During the same period, McDonough’s pal Tirico was telling him he was thinking of leaving ESPN for NBC and that, if he did, the Monday Night gig might be McDonough’s. (McDonough deadpanned: "As my friend, it is your obligation to leave.") In May, when Rothman told McDonough he’d be the fifth play-by-play man in Monday Night history, the congratulations poured in from former partners. McDonough noted that Bill Raftery’s phone call came after 1:30 a.m. Raftery had just finished a night on the town — it was his first chance to reach out.

AP
AP

ESPN employs two Jon Grudens: the furrowed-brow instructor of the QB Camp segments and the zany Professor Football of Monday Night. Another way to say this is that in the first case Gruden talks like a coach and in the second he talks like an ESPN announcer.

Just before he was hired, McDonough happened to be watching a QB Camp marathon. He was struck by Gruden’s looseness, his ease. "He’s in his element, talking football, showing tape," McDonough said. "You see his charisma and his sense of humor and personality and quirkiness. I think a lot more of that could come out during the game."

When I ran that idea by Gruden, he told me, "I keep hearing I need to be more conversational during these games. But if you really sit down and look at these games, we have 14 penalties, three instant replay challenges, and injury timeouts; we get the officials involved to tell their side of the story; and we have 23 commercials to go to break to. What kind of story do you want to tell in nine seconds?"

Asked about his new partner’s tics, Gruden sounded like Mike Zimmer trying to size up Sam Bradford. McDonough and Gruden were so confident they’d mesh that they took the unusual step of declining to do a test game — an exercise in which a new announcing team watches a game on tape and provides the commentary. But the August 7 Hall of Fame Game, one of the duo’s two preseason games, was canceled when the field disintegrated. "There’s nothing like reps," Gruden said, sounding like an anxious coach. "Real, live reps."

"I just got to not screw this up," he added. "I got to be a good listener and see where Sean takes the ship. … There’s a lot going through his cage when the whistle blows."

Announcers play stock characters just like the troubadours in commedia dell’arte. As a pregame appearance on ESPN before the canceled Hall of Game’s planned kickoff seemed to confirm, the new Monday Night booth will have McDonough cast as the gently ironic wordsmith; Gruden — minus the Spider 2 Y Banana stuff — will be the voice of Joe Sixpack. In June, the Monday Night crew gathered at Gruden’s office in Tampa to watch tapes of various broadcasts. McDonough saw himself on tape saying something awkward and said, "That was woefully deficient." He recalled, "Gruden looked at me, kind of with the Chucky face, and said, ‘You mean that sucked?’"

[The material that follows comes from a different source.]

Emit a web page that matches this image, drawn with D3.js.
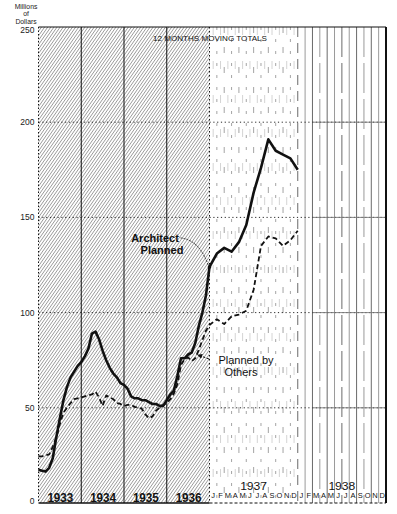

On a recent golf trip, McDonough’s pals took his cellphone and changed his ring tone to the Monday Night theme. It could have been a song of redemption. But the New Sean wasn’t having any of it. "I’ve since changed it," he said. "It was pretty obnoxious when you’re walking through an airport and it rang and people walking by would look at you. Oh, he doesn’t want anybody to know he’s Mr. Monday Night Football!"